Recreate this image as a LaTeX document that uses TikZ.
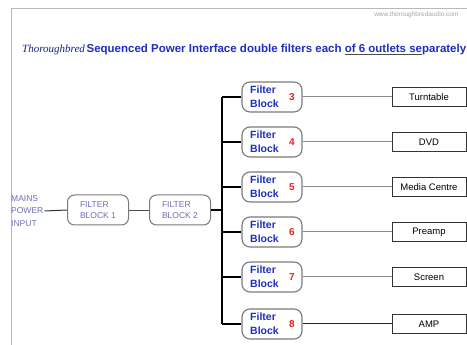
\documentclass[tikz,border=0pt]{standalone}
\usepackage{fontspec}
\setmainfont{Liberation Sans}
\newfontfamily\serifit{Liberation Serif}
\definecolor{fbblue}{HTML}{1E2FC0}
\definecolor{fbred}{HTML}{E82222}
\definecolor{lav}{HTML}{6E6EB4}
\definecolor{frame}{HTML}{B8B8B8}
\definecolor{edge}{HTML}{7A7A7A}
\begin{document}
\begin{tikzpicture}[x=1pt,y=-1pt,
  fbsmall/.style={draw=edge,line width=1pt,rounded corners=7pt,minimum width=61pt,minimum height=30pt,inner sep=0pt,align=left,text=lav,font=\fontsize{8.5}{11}\selectfont},
  fbbig/.style={draw=edge,line width=1.1pt,rounded corners=8pt,minimum width=60pt,minimum height=30pt,inner sep=0pt},
  outlet/.style={draw=black!80,line width=0.7pt,minimum width=74pt,minimum height=19pt,inner sep=0pt,font=\fontsize{9.5}{11}\selectfont},
  trunk/.style={draw=black,line width=1.2pt},
  glink/.style={draw=black!45,line width=1pt}]
\useasboundingbox (0,0) rectangle (467,345);
\fill[white] (0,0) rectangle (467,345);
\draw[frame,line width=0.8pt] (11,345) -- (11,8) -- (467,8);
\node[anchor=east,text=black!35,font=\fontsize{6.5}{8}\selectfont] (web) at (462,15) {www.thoroughbredaudio.com};
\node[anchor=west,inner sep=0pt] (title) at (22,50) {\textcolor{fbblue!70!black}{\serifit\itshape\fontsize{11}{12}\selectfont Thoroughbred}\,\textcolor{fbblue}{\bfseries\fontsize{11.5}{12}\selectfont Sequenced Power Interface double filters each \textcolor{black!70}{\underline{\textcolor{fbblue}{of 6 outlets se}}}parately}};
\node[align=left,text=lav,inner sep=0pt,anchor=west,font=\fontsize{8.5}{12.5}\selectfont] (mains) at (11,211) {MAINS\\POWER\\INPUT};
\node[fbsmall] (fb1) at (98,210) {FILTER\\BLOCK 1};
\node[fbsmall] (fb2) at (180,210) {FILTER\\BLOCK 2};
\coordinate (j) at (222,210);
\coordinate (ttop) at (222,97);
\coordinate (tbot) at (222,324);
\draw[black!80,line width=1pt] (mains.east) ++(1pt,0) -- (fb1.west);
\draw[black!70,line width=0.8pt] (fb1) -- (fb2);
\draw[trunk] (fb2.east) -- (j);
\draw[trunk] (ttop) -- (tbot);
\foreach \n/\y/\lab in {3/97/Turntable,4/142/DVD,5/187/Media Centre,6/232/Preamp,7/277/Screen,8/324/AMP}{
  \node[fbbig] (b\n) at (272,\y) {};
  \node[anchor=west,align=left,inner sep=0pt,text=fbblue,font=\bfseries\fontsize{10.5}{14}\selectfont] (bt\n) at (250,\y) {Filter\\Block};
  \node[anchor=center,inner sep=0pt,text=fbred,font=\bfseries\fontsize{10}{12}\selectfont] (bn\n) at (292,\y) {\n};
  \node[outlet] (o\n) at (429,\y) {\lab};
  \coordinate (s\n) at (222,\y);
  \draw[trunk] (s\n) -- (b\n.west);
}
\foreach \n in {3,4,5,6,7}{\draw[glink] (b\n.east) -- (o\n.west);}
\draw[black!85,line width=1pt] (b8.east) -- (o8.west);
\end{tikzpicture}
\end{document}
:::
:: THE PROBLEM ::
Retype the data above exactly; pictures are not part of the copy.

:: WORKED SOLUTION ::
Recreate this image as a LaTeX document that uses TikZ.
\documentclass[tikz,border=0pt]{standalone}
\usepackage{fontspec}
\setmainfont{Liberation Sans}
\newfontfamily\serifit{Liberation Serif}
\definecolor{fbblue}{HTML}{1E2FC0}
\definecolor{fbred}{HTML}{E82222}
\definecolor{lav}{HTML}{6E6EB4}
\definecolor{frame}{HTML}{B8B8B8}
\definecolor{edge}{HTML}{7A7A7A}
\begin{document}
\begin{tikzpicture}[x=1pt,y=-1pt,
  fbsmall/.style={draw=edge,line width=1pt,rounded corners=7pt,minimum width=61pt,minimum height=30pt,inner sep=0pt,align=left,text=lav,font=\fontsize{8.5}{11}\selectfont},
  fbbig/.style={draw=edge,line width=1.1pt,rounded corners=8pt,minimum width=60pt,minimum height=30pt,inner sep=0pt},
  outlet/.style={draw=black!80,line width=0.7pt,minimum width=74pt,minimum height=19pt,inner sep=0pt,font=\fontsize{9.5}{11}\selectfont},
  trunk/.style={draw=black,line width=1.2pt},
  glink/.style={draw=black!45,line width=1pt}]
\useasboundingbox (0,0) rectangle (467,345);
\fill[white] (0,0) rectangle (467,345);
\draw[frame,line width=0.8pt] (11,345) -- (11,8) -- (467,8);
\node[anchor=east,text=black!35,font=\fontsize{6.5}{8}\selectfont] (web) at (462,15) {www.thoroughbredaudio.com};
\node[anchor=west,inner sep=0pt] (title) at (22,50) {\textcolor{fbblue!70!black}{\serifit\itshape\fontsize{11}{12}\selectfont Thoroughbred}\,\textcolor{fbblue}{\bfseries\fontsize{11.5}{12}\selectfont Sequenced Power Interface double filters each \textcolor{black!70}{\underline{\textcolor{fbblue}{of 6 outlets se}}}parately}};
\node[align=left,text=lav,inner sep=0pt,anchor=west,font=\fontsize{8.5}{12.5}\selectfont] (mains) at (11,211) {MAINS\\POWER\\INPUT};
\node[fbsmall] (fb1) at (98,210) {FILTER\\BLOCK 1};
\node[fbsmall] (fb2) at (180,210) {FILTER\\BLOCK 2};
\coordinate (j) at (222,210);
\coordinate (ttop) at (222,97);
\coordinate (tbot) at (222,324);
\draw[black!80,line width=1pt] (mains.east) ++(1pt,0) -- (fb1.west);
\draw[black!70,line width=0.8pt] (fb1) -- (fb2);
\draw[trunk] (fb2.east) -- (j);
\draw[trunk] (ttop) -- (tbot);
\foreach \n/\y/\lab in {3/97/Turntable,4/142/DVD,5/187/Media Centre,6/232/Preamp,7/277/Screen,8/324/AMP}{
  \node[fbbig] (b\n) at (272,\y) {};
  \node[anchor=west,align=left,inner sep=0pt,text=fbblue,font=\bfseries\fontsize{10.5}{14}\selectfont] (bt\n) at (250,\y) {Filter\\Block};
  \node[anchor=center,inner sep=0pt,text=fbred,font=\bfseries\fontsize{10}{12}\selectfont] (bn\n) at (292,\y) {\n};
  \node[outlet] (o\n) at (429,\y) {\lab};
  \coordinate (s\n) at (222,\y);
  \draw[trunk] (s\n) -- (b\n.west);
}
\foreach \n in {3,4,5,6,7}{\draw[glink] (b\n.east) -- (o\n.west);}
\draw[black!85,line width=1pt] (b8.east) -- (o8.west);
\end{tikzpicture}
\end{document}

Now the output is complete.